Kaiserslautern High School junior Ben Antonik is as ready as he can be for the two-day European high school golf championships.

“This summer, I worked as hard as I could,” the 16-year-old said while practicing at the Woodlawn Golf Course on Ramstein Air Base, Germany, on a bright autumn Tuesday afternoon.

“I had a job at the course.

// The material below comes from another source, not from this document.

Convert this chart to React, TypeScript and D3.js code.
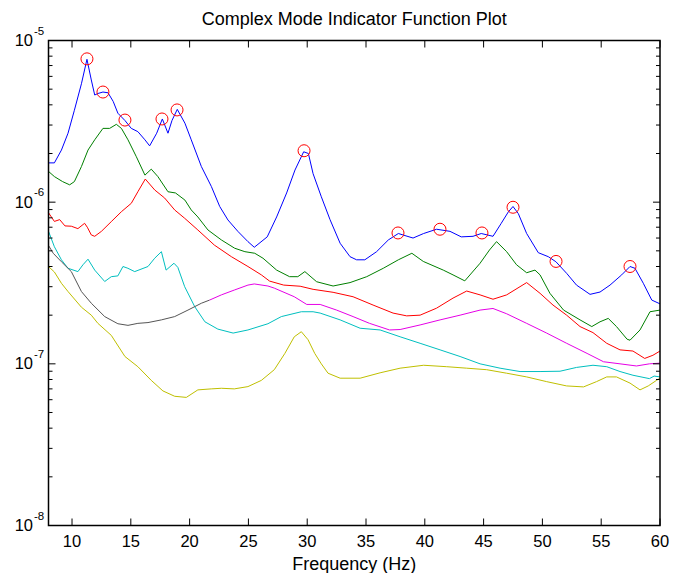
import * as d3 from 'd3';
import React from 'react';

// frequency (Hz) / singular value pairs
const blueF = [8, 8.5, 9.1, 9.66, 10.2, 10.8, 11.27, 11.64, 11.93, 12.2, 12.63, 13.06, 13.5, 13.9, 14.5, 15.04, 15.6, 16.2, 16.6, 17.2, 17.68, 18.16, 18.5, 18.95, 19.6, 20.14, 21, 21.85, 22.56, 23.26, 24.1, 24.96, 25.5, 26.6, 27.4, 28.25, 28.96, 29.7, 30.1, 30.5, 31.2, 31.94, 32.8, 33.64, 34.2, 34.9, 35.9, 36.9, 37.75, 38.2, 39.0, 39.9, 41.0, 42.14, 43.1, 44.1, 44.8, 45.8, 46.5, 47.1, 47.5, 47.95, 48.66, 49.65, 50.5, 51.15, 52.06, 52.9, 54.05, 54.9, 55.75, 56.74, 57.45, 57.87, 58.58, 59.3, 60];
const blueV = [1.75e-6, 1.75e-6, 2.1e-6, 2.67e-6, 3.7e-6, 5.4e-6, 7.65e-6, 5.7e-6, 4.6e-6, 4.7e-6, 4.8e-6, 4.75e-6, 4.2e-6, 3.55e-6, 3.2e-6, 2.86e-6, 2.73e-6, 2.43e-6, 2.23e-6, 2.67e-6, 3.27e-6, 2.67e-6, 3.2e-6, 3.75e-6, 3.08e-6, 2.43e-6, 1.66e-6, 1.25e-6, 9.4e-7, 7.76e-7, 6.6e-7, 5.7e-7, 5.26e-7, 6.1e-7, 8.1e-7, 1.14e-6, 1.58e-6, 2.05e-6, 2.0e-6, 1.5e-6, 1.08e-6, 7.8e-7, 5.57e-7, 4.6e-7, 4.4e-7, 4.4e-7, 4.94e-7, 5.84e-7, 6.4e-7, 6.25e-7, 6.0e-7, 6.4e-7, 6.8e-7, 6.6e-7, 6.1e-7, 6.15e-7, 6.4e-7, 6.15e-7, 7.4e-7, 8.7e-7, 9.4e-7, 8.5e-7, 6.4e-7, 4.87e-7, 4.6e-7, 4.28e-7, 3.63e-7, 3.07e-7, 2.69e-7, 2.78e-7, 3.07e-7, 3.55e-7, 4.0e-7, 3.9e-7, 3.15e-7, 2.48e-7, 2.35e-7];

const greenF = [8, 8.5, 9.2, 9.8, 10.2, 10.8, 11.36, 11.93, 12.63, 13.2, 13.77, 14.2, 14.76, 15.47, 16.2, 16.74, 17.3, 18.16, 18.8, 19.6, 20.14, 20.7, 21.56, 22.7, 23.83, 24.7, 25.54, 26.24, 27.4, 28.5, 29.2, 29.8, 30.8, 32.2, 33.64, 35.06, 36.47, 37.75, 38.9, 39.87, 41.57, 42.4, 43.4, 44.7, 45.5, 46.1, 46.96, 47.8, 48.66, 49.37, 49.8, 50.64, 51.8, 53.2, 54.2, 54.9, 55.6, 56.3, 57.2, 57.45, 58.3, 59.15, 60];
const greenV = [1.55e-6, 1.44e-6, 1.34e-6, 1.28e-6, 1.34e-6, 1.66e-6, 2.1e-6, 2.43e-6, 2.86e-6, 2.86e-6, 3.03e-6, 2.86e-6, 2.43e-6, 1.91e-6, 1.47e-6, 1.6e-6, 1.44e-6, 1.16e-6, 1.14e-6, 1.03e-6, 8.95e-7, 8.1e-7, 6.73e-7, 5.84e-7, 5.19e-7, 4.94e-7, 4.83e-7, 4.5e-7, 3.8e-7, 3.46e-7, 3.46e-7, 3.72e-7, 3.22e-7, 3.03e-7, 3.18e-7, 3.46e-7, 3.9e-7, 4.4e-7, 4.83e-7, 4.3e-7, 3.8e-7, 3.55e-7, 3.26e-7, 4.19e-7, 5.06e-7, 5.7e-7, 4.94e-7, 4.1e-7, 3.66e-7, 3.8e-7, 3.55e-7, 2.73e-7, 2.15e-7, 1.87e-7, 1.7e-7, 1.82e-7, 1.91e-7, 1.7e-7, 1.42e-7, 1.4e-7, 1.62e-7, 2.1e-7, 2.15e-7];

const redF = [8, 8.5, 8.95, 9.4, 9.94, 10.5, 11.07, 11.3, 11.64, 11.93, 12.5, 13.34, 14.2, 15.04, 15.6, 16.23, 17.03, 17.88, 18.73, 19.58, 20.7, 22.1, 23.55, 24.96, 26.1, 26.8, 28, 29.4, 30.5, 32.2, 33.9, 35.6, 37.3, 38.46, 39.6, 41, 42.4, 43.56, 44.7, 45.8, 46.96, 48.66, 49.8, 50.9, 52.06, 53.2, 54.3, 55.47, 56.6, 57.7, 58.7, 59.4, 60];
const redV = [8.6e-7, 7.6e-7, 7.8e-7, 7.13e-7, 7.1e-7, 6.86e-7, 7.4e-7, 7.0e-7, 6.27e-7, 6.15e-7, 6.6e-7, 7.58e-7, 8.73e-7, 9.84e-7, 1.16e-6, 1.39e-6, 1.19e-6, 1.06e-6, 8.95e-7, 7.95e-7, 6.73e-7, 5.43e-7, 4.6e-7, 4.0e-7, 3.55e-7, 3.25e-7, 3.07e-7, 3.02e-7, 2.89e-7, 2.77e-7, 2.6e-7, 2.31e-7, 2.06e-7, 1.98e-7, 2.0e-7, 2.21e-7, 2.55e-7, 2.82e-7, 2.67e-7, 2.51e-7, 2.67e-7, 3.18e-7, 2.73e-7, 2.31e-7, 2.0e-7, 1.7e-7, 1.56e-7, 1.34e-7, 1.22e-7, 1.2e-7, 1.08e-7, 1.13e-7, 1.2e-7];

const cyanF = [8, 8.5, 9.1, 9.66, 10.5, 10.93, 11.36, 11.93, 12.78, 13.34, 13.9, 14.33, 14.75, 15.33, 16.46, 17.03, 17.6, 18.0, 18.67, 19.0, 19.58, 20.43, 21.3, 22.4, 23.7, 24.96, 26.66, 27.8, 29.5, 30.5, 31.1, 32.8, 34.5, 36.2, 37.9, 39.6, 41.3, 43, 44.7, 46.4, 48.1, 49.8, 51.5, 52.9, 54.3, 55.47, 56.6, 57.7, 59.1, 59.5, 60];
const cyanV = [6.6e-7, 5.3e-7, 4.4e-7, 3.9e-7, 3.72e-7, 4.1e-7, 4.44e-7, 3.8e-7, 3.23e-7, 3.46e-7, 3.5e-7, 4.0e-7, 3.9e-7, 3.72e-7, 4.0e-7, 4.5e-7, 4.94e-7, 3.8e-7, 4.19e-7, 3.95e-7, 3.0e-7, 2.26e-7, 1.82e-7, 1.64e-7, 1.55e-7, 1.62e-7, 1.77e-7, 1.96e-7, 2.1e-7, 2.1e-7, 2.06e-7, 1.87e-7, 1.66e-7, 1.62e-7, 1.47e-7, 1.34e-7, 1.22e-7, 1.11e-7, 1.0e-7, 9.4e-8, 8.96e-8, 8.96e-8, 9.0e-8, 9.5e-8, 9.8e-8, 9.6e-8, 8.96e-8, 8.5e-8, 8.1e-8, 8.4e-8, 8.3e-8];

const grayF = [8, 8.4, 9.1, 9.94, 10.8, 11.64, 12.78, 13.9, 14.76, 15.6, 16.46, 17.6, 18.73, 19.86, 21, 21.7];
const grayV = [5.4e-7, 4.83e-7, 4.28e-7, 3.72e-7, 2.8e-7, 2.37e-7, 1.96e-7, 1.77e-7, 1.73e-7, 1.78e-7, 1.8e-7, 1.87e-7, 1.96e-7, 2.15e-7, 2.37e-7, 2.48e-7];

const magentaF = [21.7, 22.7, 23.8, 24.96, 25.5, 26.66, 27.2, 28.9, 29.96, 31.1, 32.5, 33.9, 35.3, 37.0, 37.9, 39.6, 41.3, 43, 44.7, 45.8, 46.96, 48.66, 50.36, 52.06, 53.8, 55.2, 56.6, 58.0, 59.1, 60];
const magentaV = [2.48e-7, 2.67e-7, 2.86e-7, 3.07e-7, 3.12e-7, 3.03e-7, 2.94e-7, 2.6e-7, 2.33e-7, 2.33e-7, 2.15e-7, 1.96e-7, 1.78e-7, 1.62e-7, 1.63e-7, 1.74e-7, 1.87e-7, 2.0e-7, 2.15e-7, 2.2e-7, 2.04e-7, 1.78e-7, 1.55e-7, 1.34e-7, 1.16e-7, 1.03e-7, 1.0e-7, 9.7e-8, 1.0e-7, 1.01e-7];

const yellowF = [8, 8.5, 9.1, 9.66, 10.8, 11.64, 12.2, 13.34, 14.5, 15.6, 16.74, 17.73, 18.73, 19.72, 20.7, 21.84, 22.7, 23.8, 24.96, 26.1, 27.2, 28.1, 28.9, 29.5, 30.07, 30.64, 31.2, 31.77, 32.8, 34.5, 36.2, 37.9, 39.9, 41.86, 43.56, 45.26, 46.96, 48.66, 50.36, 52.06, 53.5, 54.6, 55.47, 56.3, 57.45, 58.3, 59.0, 59.7, 60];
const yellowV = [4.0e-7, 3.7e-7, 3.15e-7, 2.8e-7, 2.24e-7, 2.0e-7, 1.78e-7, 1.5e-7, 1.11e-7, 9.6e-8, 7.9e-8, 6.8e-8, 6.3e-8, 6.2e-8, 6.9e-8, 7.0e-8, 7.06e-8, 7.0e-8, 7.23e-8, 7.9e-8, 9.2e-8, 1.16e-7, 1.47e-7, 1.58e-7, 1.41e-7, 1.16e-7, 1.0e-7, 8.75e-8, 8.15e-8, 8.15e-8, 8.8e-8, 9.4e-8, 9.8e-8, 9.6e-8, 9.4e-8, 9.2e-8, 8.75e-8, 8.3e-8, 7.76e-8, 7.3e-8, 7.2e-8, 7.76e-8, 8.3e-8, 8.3e-8, 7.6e-8, 6.9e-8, 7.3e-8, 7.9e-8, 8.15e-8];

// picked peaks (red circles)
const peakF = [11.27, 12.63, 14.5, 17.65, 18.93, 29.73, 37.72, 41.29, 44.86, 47.5, 51.16, 57.45];
const peakV = [7.7e-6, 4.8e-6, 3.22e-6, 3.27e-6, 3.72e-6, 2.08e-6, 6.45e-7, 6.8e-7, 6.45e-7, 9.3e-7, 4.3e-7, 4.0e-7];

const xTicks = [10, 15, 20, 25, 30, 35, 40, 45, 50, 55, 60];
const yDecades = [-8, -7, -6, -5];

const series = [
  { f: blueF, v: blueV, color: '#0000ff' },
  { f: greenF, v: greenV, color: '#007f00' },
  { f: redF, v: redV, color: '#ff0000' },
  { f: cyanF, v: cyanV, color: '#00bfbf' },
  { f: grayF, v: grayV, color: '#555555' },
  { f: magentaF, v: magentaV, color: '#e600e6' },
  { f: yellowF, v: yellowV, color: '#bfbf00' },
];

const W = 675;
const H = 573;
const left = 48.5;
const right = 660;
const top = 40.5;
const bottom = 525.5;
const font = 'Arial, "Liberation Sans", Helvetica, sans-serif';

export default function App() {
  const x = d3.scaleLinear().domain([8, 60]).range([left, right]);
  const y = d3.scaleLog().domain([1e-8, 1e-5]).range([bottom, top]);

  const line = d3
    .line<[number, number]>()
    .x((d) => x(d[0]))
    .y((d) => y(d[1]));

  const minor: number[] = [];
  for (let e = -8; e < -5; e++) {
    for (let m = 2; m <= 9; m++) minor.push(m * Math.pow(10, e));
  }

  return (
    <svg
      width={W}
      height={H}
      style={{ position: 'absolute', left: 0, top: 0, background: '#fff' }}
      fontFamily={font}
    >
      <rect width={W} height={H} fill="#fff" />
      <g>
        {series.map((s, i) => (
          <path
            key={i}
            d={line(s.f.map((f, j) => [f, s.v[j]] as [number, number])) || ''}
            fill="none"
            stroke={s.color}
            strokeWidth={1}
          />
        ))}
        {peakF.map((f, i) => (
          <circle key={i} cx={x(f)} cy={y(peakV[i])} r={6} fill="none" stroke="#ff0000" strokeWidth={1} />
        ))}
      </g>

      {/* frame */}
      <rect
        x={left}
        y={top}
        width={right - left}
        height={bottom - top}
        fill="none"
        stroke="#000"
        strokeWidth={1.5}
      />

      {/* x ticks */}
      {xTicks.map((t) => (
        <g key={t}>
          <line x1={x(t)} x2={x(t)} y1={bottom} y2={bottom - 7} stroke="#000" />
          <line x1={x(t)} x2={x(t)} y1={top} y2={top + 7} stroke="#000" />
          <text x={x(t)} y={547} textAnchor="middle" fontSize={16.5}>
            {t}
          </text>
        </g>
      ))}

      {/* y ticks */}
      {yDecades.map((e) => {
        const yy = y(Math.pow(10, e));
        return (
          <g key={e}>
            <line x1={left} x2={left + 7} y1={yy} y2={yy} stroke="#000" />
            <line x1={right} x2={right - 7} y1={yy} y2={yy} stroke="#000" />
            <text x={33} y={yy + 5.5} textAnchor="end" fontSize={16.5}>
              10
            </text>
            <text x={34} y={yy - 6} fontSize={11.5}>
              {e}
            </text>
          </g>
        );
      })}
      {minor.map((m, i) => (
        <g key={i}>
          <line x1={left} x2={left + 4} y1={y(m)} y2={y(m)} stroke="#000" />
          <line x1={right} x2={right - 4} y1={y(m)} y2={y(m)} stroke="#000" />
        </g>
      ))}

      <text x={(left + right) / 2} y={25} textAnchor="middle" fontSize={18}>
        Complex Mode Indicator Function Plot
      </text>
      <text x={(left + right) / 2} y={570} textAnchor="middle" fontSize={18}>
        Frequency (Hz)
      </text>
    </svg>
  );
}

Before and after work, I’d go to the range and hit balls for about four hours a day.”

The effort produced the kind of polish evident in Tuesday’s 2-over score on the front nine, punctuated by a pair of chips to within 18 inches and a 25-foot downhill putt from the fringe that dropped into the hole as though it were guided by GPS.

Antonik, whose handicap is 10.5, missed the fairway just once during the afternoon.

Rounds such as Tuesday’s, however, weren’t the only thing driving Antonik to empty those buckets of balls all summer.

“I have to work hard because of people like my friend Chris [Hustead] of Ramstein,” said Antonik, who finished seventh in Europe as a sophomore.

He added that Hustead, the European third-place finisher in 2004 behind graduated champion Greg Nyander of Heidelberg and runner-up Jason Allard of Rota, has kept him focused during his current 4-0 fall season.

“Last week, Chris really put the pressure on me,” Antonik said. “He had three birdies on the front nine, and I had none.”

Antonik, however, finished with 47 Stableford points to Hustead’s 40.

Antonik, Hustead and the other top high school golfers in Europe will go at it again Thursday and Friday on the challenging 6,606-yard, par-72 Rheinblick layout near Wiesbaden, where the Europeans will compete for the second straight year.

“It’s like Augusta,” Antonik, the best scorer in Europe this fall with a 44.75-point average per outing, said of Rheinblick’s mountaintop layout. “Both have sloping fairways and fast greens. You’ve got to play smart.”

Playing smart is no chore for Antonik, according to his coach, Gerald Oyan.

“What I like about Ben’s game,” Oyan said, “is that he approaches each shot with three or four options. Most high school golfers do one thing well and just go for it. Ben thinks about what he’s going to do and gets things ready to do it.”

Playing smart at Rheinblick requires accuracy, another of Antonik’s attributes.

“He has improved this year,” Oyan said, “because of his consistency. I have every reason to believe he’s going to be a great golfer someday.”

Rheinblick’s quirks also play into the short game that Antonik cited as his strongest weapon on the course, one that he’s been working on particularly in preparation for this week.

“I’ve played target golf all week to tweak my short game,” he said. “It really helps you get up and down when you miss a green.”

Antonik, who has lived in Kaiserslautern for the past six years and has been playing since the seventh grade, added that he’ll deal with the Europeans’ two-day format by applying a lesson from his father, Doug.

“My dad taught me nearly everything I know about the game,” he said. “He says you can’t win the tournament on the first day.”

Look for Antonik, though, to be in position to win this one on the second.